In praise of Montague Richard Leverson (1830-1925) Part 2
Did Leverson steal his clients' money when he fled the country in 1867?
Esther Rantzen on 'Who Do You Think You Are?' 2008 said:
Now in his 30s and working as a lawyer, Montague Richard [Leverson] left the country with the police at his heels after a large lump of his clients' money had disappeared.
The 1867 fraud case has to be seen in the context of Leverson’s political radicalism, evident as early as March 1858 when he appeared in court for a man accused of “Alleged Libel on the French Emperor”, and declared that “Abuse of a ruler must … be allowed to any extent” (‘The Times’, 1st, 24th, 26 March 1858). In the 1860s Leverson’s London home was a centre for “lovers of freedom, revolutionaries, refugees” and among his associates were Garibaldi, Mazzini, and other Italian radicals (Diana McVeagh, “Gerald Finzi: His Life and Music”, Boydell Press, 2005). Certainly his elder brother George Bazett Colvin Leverson was a prominent figure in the London group which raised funds to support Garibaldi (‘The Times’, 23rd-24th August and 12th September 1860, 13th April 1864). In 1862 he owned ‘Leverson, Solicitor’ and took as his articled clerk the prominent radical Charles Bradlaugh, republican, founder of the National Secular Society, and later a member of Parliament. In 1866 Leverson was active in the Reform League and was a steward at demonstrations (‘The Times’, 3rd July and 16th August 1866). In the same year he published his “Reformers’ Reform Bill”, and submitted a petition to the House of Commons for reforms to procedure in courts of law (‘The Times’, 16th February 1866).

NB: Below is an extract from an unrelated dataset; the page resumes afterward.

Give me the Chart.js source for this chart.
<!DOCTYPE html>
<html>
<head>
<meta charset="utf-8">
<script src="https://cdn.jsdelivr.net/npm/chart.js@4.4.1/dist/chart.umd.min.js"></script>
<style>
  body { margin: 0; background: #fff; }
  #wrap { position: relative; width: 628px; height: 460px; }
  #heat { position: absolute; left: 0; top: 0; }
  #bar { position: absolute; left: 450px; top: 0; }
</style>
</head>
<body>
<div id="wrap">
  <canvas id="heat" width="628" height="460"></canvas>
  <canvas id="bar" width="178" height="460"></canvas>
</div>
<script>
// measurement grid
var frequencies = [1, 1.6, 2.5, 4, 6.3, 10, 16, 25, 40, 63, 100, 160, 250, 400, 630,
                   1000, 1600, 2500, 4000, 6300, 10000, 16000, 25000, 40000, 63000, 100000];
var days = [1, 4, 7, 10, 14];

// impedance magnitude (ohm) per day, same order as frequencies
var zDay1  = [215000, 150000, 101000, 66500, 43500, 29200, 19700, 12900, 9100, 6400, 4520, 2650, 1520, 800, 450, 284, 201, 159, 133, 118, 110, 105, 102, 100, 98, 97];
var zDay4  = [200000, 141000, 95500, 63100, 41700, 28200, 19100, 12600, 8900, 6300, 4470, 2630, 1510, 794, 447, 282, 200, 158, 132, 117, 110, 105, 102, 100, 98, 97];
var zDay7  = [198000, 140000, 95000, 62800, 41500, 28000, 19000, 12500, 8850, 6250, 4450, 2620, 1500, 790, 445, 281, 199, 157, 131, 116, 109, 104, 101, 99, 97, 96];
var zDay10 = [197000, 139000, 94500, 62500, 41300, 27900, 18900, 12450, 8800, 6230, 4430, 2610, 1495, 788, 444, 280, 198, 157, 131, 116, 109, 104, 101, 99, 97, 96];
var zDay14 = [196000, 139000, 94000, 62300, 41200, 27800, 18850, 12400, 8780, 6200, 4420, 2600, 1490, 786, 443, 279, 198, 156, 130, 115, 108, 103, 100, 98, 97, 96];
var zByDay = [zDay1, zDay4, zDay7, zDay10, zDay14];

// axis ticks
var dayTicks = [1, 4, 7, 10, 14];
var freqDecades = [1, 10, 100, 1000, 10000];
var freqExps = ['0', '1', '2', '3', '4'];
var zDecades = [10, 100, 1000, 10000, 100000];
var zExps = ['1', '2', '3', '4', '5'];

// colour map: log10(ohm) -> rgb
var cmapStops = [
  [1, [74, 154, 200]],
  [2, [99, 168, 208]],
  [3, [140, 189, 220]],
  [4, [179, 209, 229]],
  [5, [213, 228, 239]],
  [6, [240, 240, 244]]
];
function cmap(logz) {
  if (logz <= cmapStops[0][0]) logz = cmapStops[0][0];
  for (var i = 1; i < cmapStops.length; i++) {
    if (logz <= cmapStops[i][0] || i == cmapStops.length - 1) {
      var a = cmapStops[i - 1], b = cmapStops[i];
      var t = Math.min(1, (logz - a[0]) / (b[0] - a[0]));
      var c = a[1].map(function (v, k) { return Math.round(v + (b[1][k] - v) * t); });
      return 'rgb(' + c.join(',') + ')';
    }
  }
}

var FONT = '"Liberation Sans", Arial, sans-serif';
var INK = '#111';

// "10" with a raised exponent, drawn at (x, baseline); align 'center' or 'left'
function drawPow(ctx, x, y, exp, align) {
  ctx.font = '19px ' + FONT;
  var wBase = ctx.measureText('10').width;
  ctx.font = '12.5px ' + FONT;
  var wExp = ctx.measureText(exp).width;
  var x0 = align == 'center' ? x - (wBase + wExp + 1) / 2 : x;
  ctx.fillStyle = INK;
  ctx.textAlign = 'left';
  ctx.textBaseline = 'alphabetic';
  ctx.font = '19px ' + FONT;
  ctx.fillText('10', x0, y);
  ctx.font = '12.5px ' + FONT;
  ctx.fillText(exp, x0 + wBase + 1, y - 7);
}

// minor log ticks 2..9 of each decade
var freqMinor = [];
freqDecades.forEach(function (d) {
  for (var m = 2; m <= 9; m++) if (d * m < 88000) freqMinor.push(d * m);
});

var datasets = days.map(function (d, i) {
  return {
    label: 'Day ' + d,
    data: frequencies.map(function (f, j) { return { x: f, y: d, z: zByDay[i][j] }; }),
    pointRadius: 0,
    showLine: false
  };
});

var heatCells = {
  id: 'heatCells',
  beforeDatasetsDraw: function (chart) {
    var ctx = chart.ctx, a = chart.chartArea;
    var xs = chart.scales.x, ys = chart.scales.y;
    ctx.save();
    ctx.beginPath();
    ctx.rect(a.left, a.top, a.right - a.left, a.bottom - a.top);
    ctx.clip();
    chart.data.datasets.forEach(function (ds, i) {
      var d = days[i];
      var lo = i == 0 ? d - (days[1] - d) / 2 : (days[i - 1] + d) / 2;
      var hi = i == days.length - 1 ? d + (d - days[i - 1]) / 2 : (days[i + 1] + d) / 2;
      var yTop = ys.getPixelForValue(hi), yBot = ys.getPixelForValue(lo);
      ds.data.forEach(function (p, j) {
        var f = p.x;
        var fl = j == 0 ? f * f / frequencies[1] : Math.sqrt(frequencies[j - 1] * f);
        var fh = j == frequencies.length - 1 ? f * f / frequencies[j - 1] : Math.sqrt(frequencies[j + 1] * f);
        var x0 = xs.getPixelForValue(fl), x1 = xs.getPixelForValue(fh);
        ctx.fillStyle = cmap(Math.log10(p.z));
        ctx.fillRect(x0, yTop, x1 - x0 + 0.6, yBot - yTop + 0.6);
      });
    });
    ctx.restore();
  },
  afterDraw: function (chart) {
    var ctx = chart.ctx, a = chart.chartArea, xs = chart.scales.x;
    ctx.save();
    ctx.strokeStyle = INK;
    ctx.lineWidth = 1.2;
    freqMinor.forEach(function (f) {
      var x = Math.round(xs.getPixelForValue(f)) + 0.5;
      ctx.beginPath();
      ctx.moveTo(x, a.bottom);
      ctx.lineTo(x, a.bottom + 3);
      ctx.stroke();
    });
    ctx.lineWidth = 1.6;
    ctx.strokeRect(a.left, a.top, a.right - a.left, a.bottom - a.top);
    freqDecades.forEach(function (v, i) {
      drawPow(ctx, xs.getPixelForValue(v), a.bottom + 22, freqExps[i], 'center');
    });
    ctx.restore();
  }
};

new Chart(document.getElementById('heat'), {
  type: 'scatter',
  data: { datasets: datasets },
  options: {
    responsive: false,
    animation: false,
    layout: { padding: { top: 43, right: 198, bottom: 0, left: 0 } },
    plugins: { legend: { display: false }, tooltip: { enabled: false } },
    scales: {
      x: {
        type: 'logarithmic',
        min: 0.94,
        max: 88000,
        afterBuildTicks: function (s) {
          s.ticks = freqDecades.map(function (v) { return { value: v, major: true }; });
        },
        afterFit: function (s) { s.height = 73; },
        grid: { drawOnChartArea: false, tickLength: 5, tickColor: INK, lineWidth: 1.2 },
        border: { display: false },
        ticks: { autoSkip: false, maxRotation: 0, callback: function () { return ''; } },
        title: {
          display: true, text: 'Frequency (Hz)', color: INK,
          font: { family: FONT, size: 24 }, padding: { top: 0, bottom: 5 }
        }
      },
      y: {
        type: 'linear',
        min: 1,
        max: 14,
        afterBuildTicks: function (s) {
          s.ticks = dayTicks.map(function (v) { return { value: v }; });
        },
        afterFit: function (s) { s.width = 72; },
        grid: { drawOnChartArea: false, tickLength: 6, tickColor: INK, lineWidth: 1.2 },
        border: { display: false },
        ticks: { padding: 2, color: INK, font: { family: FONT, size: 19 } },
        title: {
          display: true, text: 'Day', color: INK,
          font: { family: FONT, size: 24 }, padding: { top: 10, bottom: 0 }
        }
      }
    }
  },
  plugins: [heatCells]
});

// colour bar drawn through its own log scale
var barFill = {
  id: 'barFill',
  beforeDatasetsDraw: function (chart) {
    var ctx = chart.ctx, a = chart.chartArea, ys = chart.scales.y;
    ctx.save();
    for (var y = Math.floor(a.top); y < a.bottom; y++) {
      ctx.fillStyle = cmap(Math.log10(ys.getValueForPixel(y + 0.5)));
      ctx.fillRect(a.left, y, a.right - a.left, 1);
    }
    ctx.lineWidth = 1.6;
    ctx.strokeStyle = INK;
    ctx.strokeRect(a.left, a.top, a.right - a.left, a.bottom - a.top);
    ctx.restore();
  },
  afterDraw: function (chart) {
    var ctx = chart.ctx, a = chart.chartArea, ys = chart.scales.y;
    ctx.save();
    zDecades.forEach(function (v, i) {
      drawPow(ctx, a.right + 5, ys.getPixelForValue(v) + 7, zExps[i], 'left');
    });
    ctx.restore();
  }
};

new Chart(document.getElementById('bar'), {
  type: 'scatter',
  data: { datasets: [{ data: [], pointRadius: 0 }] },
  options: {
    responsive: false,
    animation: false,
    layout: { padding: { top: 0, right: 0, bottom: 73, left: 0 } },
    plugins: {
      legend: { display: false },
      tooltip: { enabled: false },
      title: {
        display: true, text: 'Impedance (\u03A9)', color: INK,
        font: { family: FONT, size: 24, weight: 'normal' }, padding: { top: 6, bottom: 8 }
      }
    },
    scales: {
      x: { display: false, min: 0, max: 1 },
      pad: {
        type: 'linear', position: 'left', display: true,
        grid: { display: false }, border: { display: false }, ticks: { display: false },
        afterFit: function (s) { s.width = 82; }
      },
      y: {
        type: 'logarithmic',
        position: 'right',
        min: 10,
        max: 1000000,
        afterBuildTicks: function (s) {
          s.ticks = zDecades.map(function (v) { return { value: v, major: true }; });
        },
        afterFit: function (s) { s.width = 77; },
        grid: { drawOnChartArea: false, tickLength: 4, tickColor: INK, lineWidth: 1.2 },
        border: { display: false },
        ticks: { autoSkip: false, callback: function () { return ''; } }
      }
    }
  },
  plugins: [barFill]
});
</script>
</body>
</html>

The December 1866 fraud warrant against Leverson was issued because he was deemed liable for financial losses suffered when a client’s Russian bonds were seized. Leverson had acted in court for the plaintiffs in an attempt to recover these seized bonds, declaring that his client had obtained them from “insurgents engaged in insurrection against the Russian Government” and that the bonds were “lawful spoils of war” (‘The Times’, 7th and 21st March 1864, 6th May 1865).
So when Leverson fled the country in 1867 he had not stolen his clients’ money.